Directions for this task
Locate each line with the string "draw" in the listing below and copy it.

Available data
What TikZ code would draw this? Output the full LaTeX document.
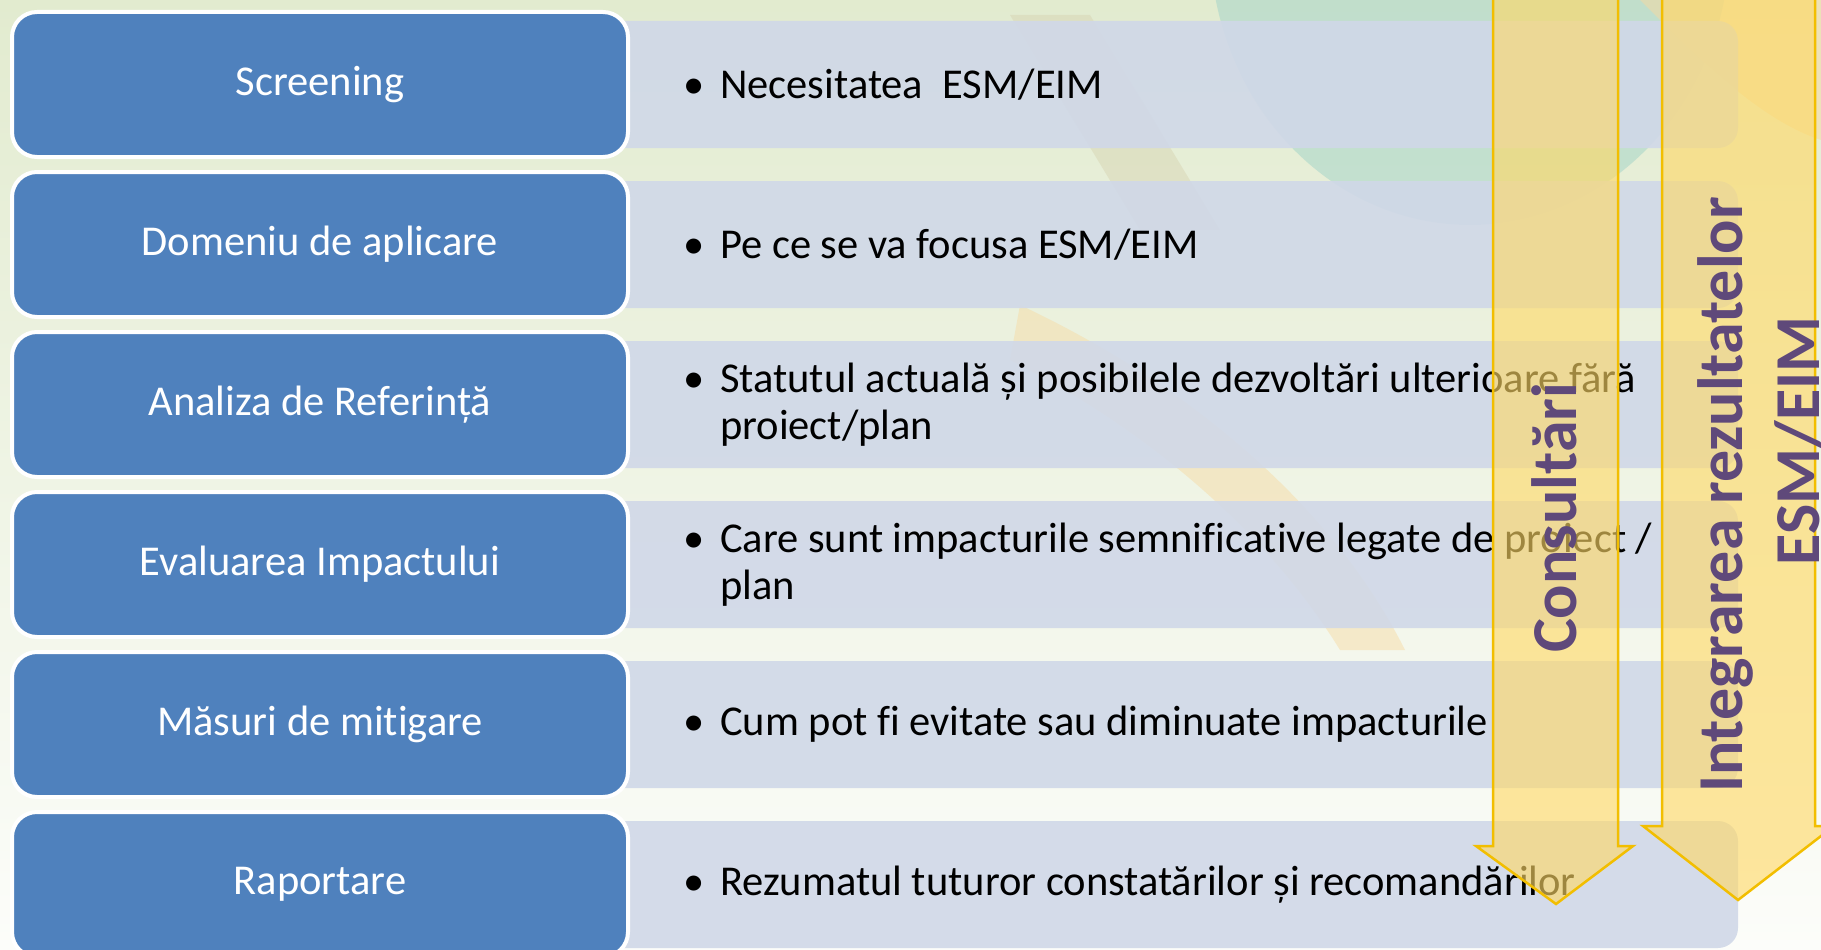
\documentclass[tikz,border=0pt]{standalone}
\usepackage{fontspec}
\setmainfont{Carlito}[Ligatures=NoCommon]
\definecolor{boxblue}{HTML}{4F81BD}
\definecolor{barfill}{HTML}{D0D8E8}
\definecolor{arrowfill}{HTML}{FFD966}
\definecolor{arrowline}{HTML}{F2BE00}
\definecolor{purp}{HTML}{5F497A}
\definecolor{bgtop}{HTML}{E2EBCF}
\definecolor{bgbot}{HTML}{FCFDFA}
\definecolor{tealbg}{HTML}{A6D5C9}
\definecolor{orangebg}{HTML}{F7D9A0}
\definecolor{khakibg}{HTML}{D6D2B0}
\newcommand{\bul}{\makebox[37pt][l]{•}}
\begin{document}
\begin{tikzpicture}[x=1pt,y=-1pt,
  stagebox/.style={draw=white, line width=4pt, fill=boxblue, rounded corners=25pt,
    minimum width=616pt, minimum height=145pt, text=white, inner sep=0pt,
    font=\fontsize{42.5pt}{46.5pt}\selectfont},
  barbox/.style={fill=barfill, fill opacity=0.9, rounded corners=20pt,
    minimum width=1138pt, minimum height=127pt, inner sep=0pt},
  bultext/.style={anchor=west, align=left, inner sep=0pt, text=black,
    font=\fontsize{42.5pt}{46.5pt}\selectfont},
  bigarrow/.style={fill=arrowfill, fill opacity=0.62, draw=arrowline, line width=2.5pt, line join=miter},
  arrowlabel/.style={text=purp, rotate=90, inner sep=0pt,
    font=\fontsize{64pt}{73pt}\selectfont\bfseries}]
\useasboundingbox (0,0) rectangle (1821,950);
\clip (0,0) rectangle (1821,950);
% background
\shade[top color=bgtop, bottom color=bgbot] (0,0) rectangle (1821,950);
\fill[tealbg, opacity=0.55] (1470,-60) ellipse [x radius=260pt, y radius=285pt];
\fill[orangebg, opacity=0.5] (1640,0) -- (1821,0) -- (1821,140) .. controls (1760,120) and (1700,60) .. cycle;
\fill[khakibg, opacity=0.45] (1010,15) -- (1090,15) -- (1220,230) -- (1140,230) -- cycle;
\fill[orangebg, opacity=0.45] (1020,305) .. controls (1180,380) and (1330,500) .. (1405,650)
  -- (1340,650) .. controls (1260,520) and (1130,420) .. (1010,360) -- cycle;
% bars
\foreach \i/\y in {1/84.5,2/244.5,3/404.5,4/564.5,5/724.5,6/884.5}{
  \node[barbox] (bar\i) at (1169,\y) {};
}
% stage boxes
\node[stagebox] (s1) at (320,84.5) {Screening};
\node[stagebox] (s2) at (320,244.5) {Domeniu de aplicare};
\node[stagebox] (s3) at (320,404.5) {Analiza de Referință};
\node[stagebox] (s4) at (320,564.5) {Evaluarea Impactului};
\node[stagebox] (s5) at (320,724.5) {Măsuri de mitigare};
\node[stagebox] (s6) at (320,884.5) {Raportare};
% bullet texts
\node[bultext] (t1) at (683,84.5) {\bul Necesitatea~ ESM/EIM};
\node[bultext] (t2) at (683,244.5) {\bul Pe ce se va focusa ESM/EIM};
\node[bultext] (t3) at (683,404.5) {\bul Statutul actuală și posibilele dezvoltări ulterioare fără\\\hspace*{37pt}proiect/plan};
\node[bultext] (t4) at (683,564.5) {\bul Care sunt impacturile semnificative legate de proiect /\\\hspace*{37pt}plan};
\node[bultext] (t5) at (683,724.5) {\bul Cum pot fi evitate sau diminuate impacturile};
\node[bultext] (t6) at (683,884.5) {\bul Rezumatul tuturor constatărilor și recomandărilor};
% arrows
\path[bigarrow] (1493,-10) -- (1493,846) -- (1476,846) -- (1556,904) -- (1633,846) -- (1618,846) -- (1618,-10) -- cycle;
\path[bigarrow] (1662,-10) -- (1662,826) -- (1643,826) -- (1738,900) -- (1834,826) -- (1815,826) -- (1815,-10) -- cycle;
% arrow labels
\node[arrowlabel] (c1) at (1554,518) {Consultări};
\node[arrowlabel] (c2) at (1725,495) {Integrarea rezultatelor};
\node[arrowlabel] (c3) at (1798,441) {ESM/EIM};
\end{tikzpicture}
\end{document}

Result of this exercise
What TikZ code would draw this? Output the full LaTeX document.
  stagebox/.style={draw=white, line width=4pt, fill=boxblue, rounded corners=25pt,
  bigarrow/.style={fill=arrowfill, fill opacity=0.62, draw=arrowline, line width=2.5pt, line join=miter},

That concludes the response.